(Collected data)

^^^^

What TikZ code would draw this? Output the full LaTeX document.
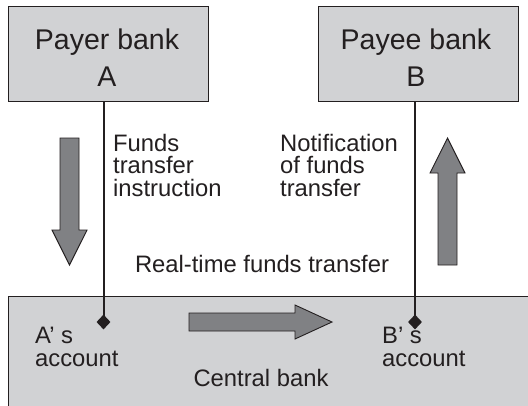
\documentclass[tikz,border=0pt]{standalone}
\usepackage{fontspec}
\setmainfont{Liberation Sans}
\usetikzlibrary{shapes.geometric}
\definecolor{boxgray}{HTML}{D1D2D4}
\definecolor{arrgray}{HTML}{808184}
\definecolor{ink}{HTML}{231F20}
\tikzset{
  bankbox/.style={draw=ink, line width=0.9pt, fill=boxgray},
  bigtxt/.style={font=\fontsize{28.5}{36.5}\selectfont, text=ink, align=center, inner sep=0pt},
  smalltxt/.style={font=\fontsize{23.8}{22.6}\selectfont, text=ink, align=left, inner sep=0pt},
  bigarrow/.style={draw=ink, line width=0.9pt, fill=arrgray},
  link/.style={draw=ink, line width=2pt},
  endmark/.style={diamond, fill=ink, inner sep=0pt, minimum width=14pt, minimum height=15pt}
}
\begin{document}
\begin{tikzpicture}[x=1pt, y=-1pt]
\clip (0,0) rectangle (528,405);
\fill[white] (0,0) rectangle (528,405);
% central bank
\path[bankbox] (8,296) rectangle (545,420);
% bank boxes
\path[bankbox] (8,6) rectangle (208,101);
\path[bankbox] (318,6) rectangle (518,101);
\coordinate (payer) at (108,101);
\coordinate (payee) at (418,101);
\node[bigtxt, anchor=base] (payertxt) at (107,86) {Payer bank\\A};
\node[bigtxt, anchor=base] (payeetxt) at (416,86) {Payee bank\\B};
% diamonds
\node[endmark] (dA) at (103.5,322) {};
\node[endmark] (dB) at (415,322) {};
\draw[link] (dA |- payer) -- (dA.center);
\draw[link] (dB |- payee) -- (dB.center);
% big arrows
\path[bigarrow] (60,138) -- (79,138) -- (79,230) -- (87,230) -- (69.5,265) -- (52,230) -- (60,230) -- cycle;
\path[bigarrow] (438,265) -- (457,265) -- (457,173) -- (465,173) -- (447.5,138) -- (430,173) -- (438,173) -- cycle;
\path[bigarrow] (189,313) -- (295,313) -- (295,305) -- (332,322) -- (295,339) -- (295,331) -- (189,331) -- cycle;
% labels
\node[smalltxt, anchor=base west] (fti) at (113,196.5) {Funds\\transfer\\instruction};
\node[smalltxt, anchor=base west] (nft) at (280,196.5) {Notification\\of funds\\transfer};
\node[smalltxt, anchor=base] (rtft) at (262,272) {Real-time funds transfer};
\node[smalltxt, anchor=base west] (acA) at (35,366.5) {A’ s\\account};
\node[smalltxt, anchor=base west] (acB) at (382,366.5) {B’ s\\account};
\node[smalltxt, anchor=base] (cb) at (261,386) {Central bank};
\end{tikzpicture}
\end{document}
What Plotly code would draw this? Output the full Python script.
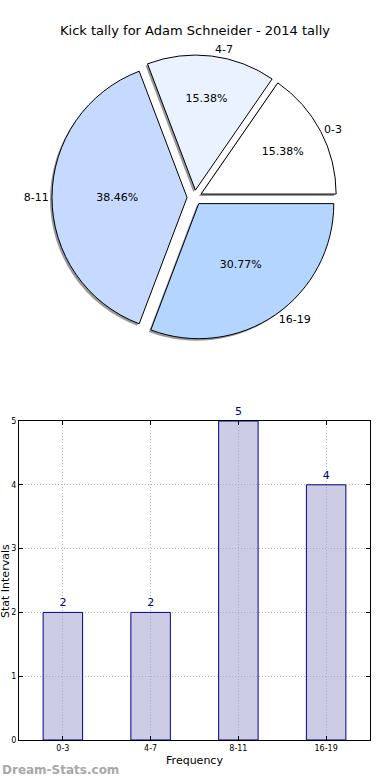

^^^^

> **Instruction**
Do not include the images; transcribe the rest of the listing exactly.

> **Result**
What TikZ code would draw this? Output the full LaTeX document.
\documentclass[tikz,border=0pt]{standalone}
\usepackage{fontspec}
\setmainfont{Liberation Sans}
\usetikzlibrary{shapes.geometric}
\definecolor{boxgray}{HTML}{D1D2D4}
\definecolor{arrgray}{HTML}{808184}
\definecolor{ink}{HTML}{231F20}
\tikzset{
  bankbox/.style={draw=ink, line width=0.9pt, fill=boxgray},
  bigtxt/.style={font=\fontsize{28.5}{36.5}\selectfont, text=ink, align=center, inner sep=0pt},
  smalltxt/.style={font=\fontsize{23.8}{22.6}\selectfont, text=ink, align=left, inner sep=0pt},
  bigarrow/.style={draw=ink, line width=0.9pt, fill=arrgray},
  link/.style={draw=ink, line width=2pt},
  endmark/.style={diamond, fill=ink, inner sep=0pt, minimum width=14pt, minimum height=15pt}
}
\begin{document}
\begin{tikzpicture}[x=1pt, y=-1pt]
\clip (0,0) rectangle (528,405);
\fill[white] (0,0) rectangle (528,405);
% central bank
\path[bankbox] (8,296) rectangle (545,420);
% bank boxes
\path[bankbox] (8,6) rectangle (208,101);
\path[bankbox] (318,6) rectangle (518,101);
\coordinate (payer) at (108,101);
\coordinate (payee) at (418,101);
\node[bigtxt, anchor=base] (payertxt) at (107,86) {Payer bank\\A};
\node[bigtxt, anchor=base] (payeetxt) at (416,86) {Payee bank\\B};
% diamonds
\node[endmark] (dA) at (103.5,322) {};
\node[endmark] (dB) at (415,322) {};
\draw[link] (dA |- payer) -- (dA.center);
\draw[link] (dB |- payee) -- (dB.center);
% big arrows
\path[bigarrow] (60,138) -- (79,138) -- (79,230) -- (87,230) -- (69.5,265) -- (52,230) -- (60,230) -- cycle;
\path[bigarrow] (438,265) -- (457,265) -- (457,173) -- (465,173) -- (447.5,138) -- (430,173) -- (438,173) -- cycle;
\path[bigarrow] (189,313) -- (295,313) -- (295,305) -- (332,322) -- (295,339) -- (295,331) -- (189,331) -- cycle;
% labels
\node[smalltxt, anchor=base west] (fti) at (113,196.5) {Funds\\transfer\\instruction};
\node[smalltxt, anchor=base west] (nft) at (280,196.5) {Notification\\of funds\\transfer};
\node[smalltxt, anchor=base] (rtft) at (262,272) {Real-time funds transfer};
\node[smalltxt, anchor=base west] (acA) at (35,366.5) {A’ s\\account};
\node[smalltxt, anchor=base west] (acB) at (382,366.5) {B’ s\\account};
\node[smalltxt, anchor=base] (cb) at (261,386) {Central bank};
\end{tikzpicture}
\end{document}
What Plotly code would draw this? Output the full Python script.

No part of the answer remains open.